Award for Debit Fraud Case

By Ron Fanfair, Toronto Police Service Published: 11:46 a.m. March 2, 2021

A group of Toronto Police Fraud and Financial Crimes investigators have been recognized with Investigative Partnership of the Year awards presented by International Association of Financial Crimes Investigators.

Six photos of men holding a glass award
IAFCI award winners (Clockwise from top left): D/Const. Philip Gayle, Det. John Maciek, and D/Consts. Jas Chahal, Mickael Ferreira, Francis Young and Elliott Lee

The officers from 14, 51, 52 and 55 Divisions were part of Project Switch that also involved Peel Regional Police and various financial companies.

The investigation targeted taxi drivers who would use a payment machine to capture a customer’s PIN number. Once the number was captured using the rigged terminal, a fake debit card would be switched with the real one and returned to the customer. Then the scammers, armed with the real card and pin number, would deplete the victim’s bank account.

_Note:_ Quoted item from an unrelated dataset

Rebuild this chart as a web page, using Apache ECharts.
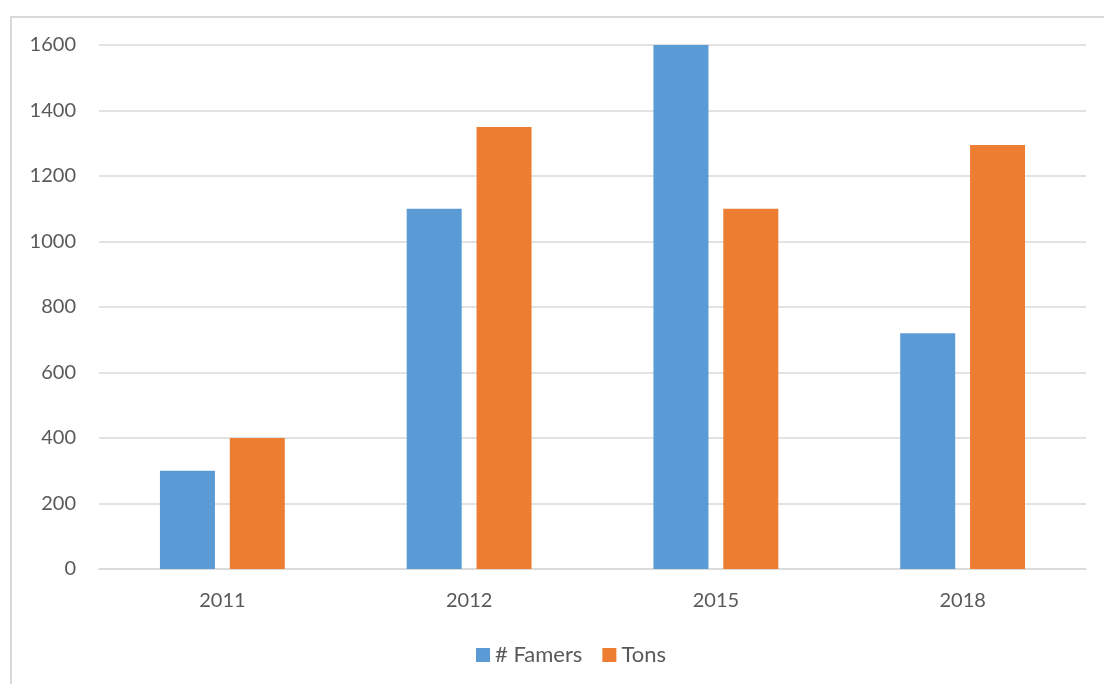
<!DOCTYPE html>
<html>
<head>
<meta charset="utf-8">
<style>
  html, body { margin: 0; padding: 0; background: #fff; }
  #chart { width: 1104px; height: 684px; }
</style>
<script src="https://cdn.jsdelivr.net/npm/echarts@6/dist/echarts.min.js"></script>
</head>
<body>
<div id="chart"></div>
<script>
// Yearly figures per category
const years = ['2011', '2012', '2015', '2018'];
const farmers = [300, 1100, 1600, 720];
const tons = [400, 1350, 1100, 1295];

const textColor = '#595959';
const fontFamily = 'Lato, "Open Sans", sans-serif';

const chart = echarts.init(document.getElementById('chart'));
chart.setOption({
  animation: false,
  backgroundColor: '#ffffff',
  textStyle: { fontFamily: fontFamily, color: textColor },
  graphic: [{
    type: 'rect',
    shape: { x: 11, y: 17, width: 1200, height: 800 },
    style: { fill: 'none', stroke: '#d9d9d9', lineWidth: 2 },
    silent: true
  }],
  grid: { left: 99, right: 18, top: 45, bottom: 115, containLabel: false },
  legend: {
    bottom: 13,
    left: 471,
    itemWidth: 14,
    itemHeight: 14,
    itemGap: 20,
    icon: 'rect',
    textStyle: { fontSize: 22, color: textColor, fontFamily: fontFamily, padding: [0, 0, 0, 0] },
    data: ['# Famers', 'Tons']
  },
  xAxis: {
    type: 'category',
    data: years,
    axisLine: { lineStyle: { color: '#d9d9d9', width: 1.5 } },
    axisTick: { show: false },
    axisLabel: { fontSize: 20, color: textColor, margin: 22 }
  },
  yAxis: {
    type: 'value',
    min: 0,
    max: 1600,
    interval: 200,
    axisLine: { show: false },
    axisTick: { show: false },
    axisLabel: { fontSize: 20, color: textColor, margin: 23, formatter: (v) => String(v) },
    splitLine: { lineStyle: { color: '#d9d9d9', width: 1.5 } }
  },
  series: [
    {
      name: '# Famers',
      type: 'bar',
      data: farmers,
      barWidth: 55,
      barGap: '27%',
      itemStyle: { color: '#5b9bd5' }
    },
    {
      name: 'Tons',
      type: 'bar',
      data: tons,
      barWidth: 55,
      barGap: '27%',
      itemStyle: { color: '#ed7d31' }
    }
  ]
});
</script>
</body>
</html>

Since 2016, police believe the scammers defrauded almost $4 million.  

Det. John Maciek, of 52 Division, was one of the lead investigators.

“This is a team effort with officers from our other Divisions using their investigative skills and training to net results,” he said. “Our members gathered information and shared occurrences among Divisions. If we had something that was important, we called each other.”

The other Toronto Police officers recognized were D/Consts. Jas Chahal and Mickael Ferreira of 14 Division, Phillip Gayle of 52 Division, Francis Young of 55 Division and Elliott Lee of 51 Division.

The investigation began after police were made aware of the scam involving taxi drivers.

“Drivers would tell customers they don’t take cash because they might be robbed and credit cards because the payments are too high,” Maciek said. “They say they only take debit cards, which customers gave them. The drivers switched the card, put it in the machine, punch in the amount and hand it back to the customer. Some people took their receipts and others chose not to.

“A day or two later, the bank would notify the customer that there are some unusual transactions going on. Others would see the unusual transactions, while some would do some shopping with their debit card only to find out that their cards are declined when they punch in their pin numbers. It is only when they call their bank that they realize their card was switched.”

Maciek said those alleged to have been involved in the fraud were not licensed taxi drivers.